Мне предстоит подвиг трудный: изобразить этого человека. Если, увлекаясь пристрастием, умолчу я о слабостях его, то что будет с истиною, с данным мною обещанием? И как нет ничего совершенного в мире, то какое правдоподобие будет иметь мой рассказ? А говорить о его недостатках куды не хочется! Впрочем, мне бояться нечего: они так потоплены блистательными, редкими, в наше время необычайными качествами, что покажутся разве как родимое пятнышко на красивом лице.
Природа создала его порочным. Она сделала более, она открыла в нем два главных источника всех пороков: гордость и леность; но в то же время вложила в него искру того небесного огня, от которого, рано или поздно, сии источники должны были иссякнуть, и душа его спозаранку получила удивительную способность быстро воспламеняться от малейшего прикосновения всего изящного в нравственном мире. Непорочная любовь с ее чистейшими, нежнейшими восторгами и дружба, весьма немногим прежде, ныне же почти никому не понятная, и вера с ее тихими неземными наслаждениями, и честь со всею строгостью ее законов, и патриотизм со всею возвышенностью чувств, им возбуждаемых, обхватили и проникли сию почти отроческую душу. Все в ней сделалось поэзия, и страсть к ее произведениям была главнейшею в первой молодости Блудова. Может быть, она отвлекла его от других занятий, в мнении света более полезных; но она очаровала его юность, расцветила воображение и спасла его сердце от жестокого эгоизма, к которому, греха таить нечего, оно имело наклонность. Время не могло истребить счастливых впечатлений, сею первою эпохою жизни оставленных; их не могло совершенно подавить бремя государственных дел, и не остыли они от холода лет и высшего общества, в котором живет он. И вот почему в России, увы! он почти единственный государственный человек, который о благе ее мечтает более, чем о почестях.
Не надобно забыть, что восемнадцатый век едва только кончился в то время, о котором пишу. В то время неверие почиталось непременным условием просвещения, и целомудрие юноши казалось верным признаком его слабоумия. Итак, Блудову предстояла борьба не только с самим собою, но и с мнением большинства людей. Он не хвастался своими чувствами, но и не скрывал их; все это в молодом мальчике не показывает ли и силу характера и силу убеждения? Правда, на мерзости людские смотрел он не совсем по-христиански, не с братским соболезнованием, не только с гордостью и презрением, но и с постоянною досадой, и эпиграммы, коими язык и перо его были вооружены как иглами, с обоих так и сыпались. И ненависть глупцов уже почтила его в первые годы пребывания ею в Петербурге; особенно невзлюбили его молодые люди, много и скверно болтавшие по-французски: они уже дали ему название и мешана, и костика [язвительный, едкий).

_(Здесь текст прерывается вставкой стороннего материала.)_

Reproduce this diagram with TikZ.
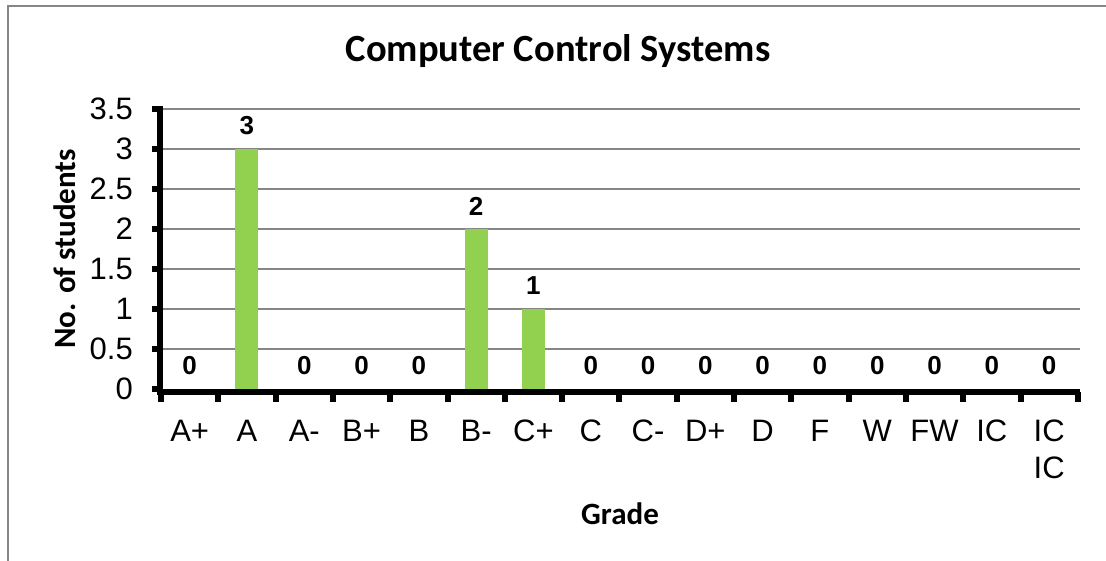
\documentclass[tikz,border=0pt]{standalone}
\usepackage{fontspec}
\setmainfont{Liberation Sans}
\newfontfamily\calfont{Carlito}
\usepackage{tikz}
\usetikzlibrary{positioning}
\definecolor{barfill}{HTML}{92D050}
\definecolor{gridgray}{HTML}{868686}

\begin{document}
\begin{tikzpicture}[x=1pt, y=1pt,
    every node/.style={inner sep=0pt},
    ticklabel/.style={font=\fontsize{31}{37}\selectfont},
    vallabel/.style={font=\bfseries\fontsize{26}{30}\selectfont},
    axtitle/.style={font=\calfont\bfseries\fontsize{31}{36}\selectfont},
    gridline/.style={gridgray, line width=2pt},
    axisline/.style={black, line width=6pt}]
  \useasboundingbox (0,0) rectangle (1106,561);
  % chart frame
  \draw[gridgray, line width=2pt] (8,0) -- (8,555) -- (1106,555);
  \node (title)[font=\calfont\bfseries\fontsize{38.5}{42}\selectfont, anchor=base] at (558,499) {Computer Control Systems};
  % grid and y ticks
  \foreach \v [count=\k from 0] in {0,0.5,...,3.5} {
    \ifnum\k>0 \draw[gridline] (161,172+80*\v) -- (1080,172+80*\v); \fi
    \draw[axisline] (160,172+80*\v) -- (152,172+80*\v);
    \node (y\k)[ticklabel, anchor=east] at (133,172+80*\v) {\v};
  }
  % bars, value labels and grades
  \foreach \g/\n [count=\i from 0] in {A+/0,A/3,A-/0,B+/0,B/0,B-/2,C+/1,C/0,C-/0,D+/0,D/0,F/0,W/0,FW/0,IC/0,{IC\\IC}/0} {
    \pgfmathsetmacro\xc{161+57.3*(\i+0.5)}
    \ifnum\n>0 \fill[barfill] (\xc-11.5,172) rectangle (\xc+11.5,172+80*\n); \fi
    \node (v\i)[vallabel] at (\xc,172+80*\n+23) {\n};
    \node (c\i)[ticklabel, anchor=north, align=center] at (\xc,141) {\g};
  }
  % axes
  \draw[axisline] (160,169) -- (160,455);
  \draw[axisline] (157,169) -- (1080,169);
  \foreach \i in {0,...,16}
    \draw[axisline] (161+57.3*\i,169) -- (161+57.3*\i,159);
  \node (xtitle)[axtitle, anchor=base] at (620,36) {Grade};
  \node (ytitle)[axtitle, anchor=base, rotate=90] at (75,312) {No. of students};
\end{tikzpicture}
\end{document}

Всего более нрав его выказывался в беседах с молодыми друзьями. Приучив себя к какому-то первенству между ними, он часто как будто требовал исполнения воли своей и потом, как бы опомнясь, переходил к неожиданной уступчивости. Глядя со стороны, нельзя было решительно сказать, тиран ли он друзей своих, или их жертва? Это объясню я двумя словами: он властвовал над ними умом и покорялся им сердцем.
Этого человека искал я, вместе и страшился. Трусости сей я не краснею и ныне готов ею похвалиться: я боялся его как совести своей. В одном чувствовал я превосходство свое перед ним: мне жаль было видеть, как, при уме его, мог он с таким участием, иногда с восхищением, говорить о русской словесности; мне казалось, что между высокопарно-скучным церковным и стихотворным языком нашим и гадким языком простонародья неизмеримое пространство, на средине коего, как едва приметная точка, стоял Карамзин.
Какой тут быть прозе, каким стихам, думал я, и стоит ли о том говорить? Зато в мыслях о Франции и энтузиазме к ней были мы совершенно согласны; в этом он был мой оракул, а Лагарп [Жан-Франциск Лагарп (1740-1803) -- известный французский критик и историк литературы. До революции -- сторонник ее, после 1793 года -- ярый противник.] его законодатель. И тут являлось его правоверие: роялизм был его политическою, а классики литературною верой.
Кажется, более всего соединяла нас в это время страсть к французской сцене, которая во мне доходила до безумия. Мне случалось недопивать, недоедать; случалось довольствоваться людскими щами и кашей, чтобы последний медный рубль нести в театр: там была вся услада, все утешение моей жизни; там я был уверен встретить Блудова, и мы оба во всем смысле могли называться пилястрами партера, как говорят французы.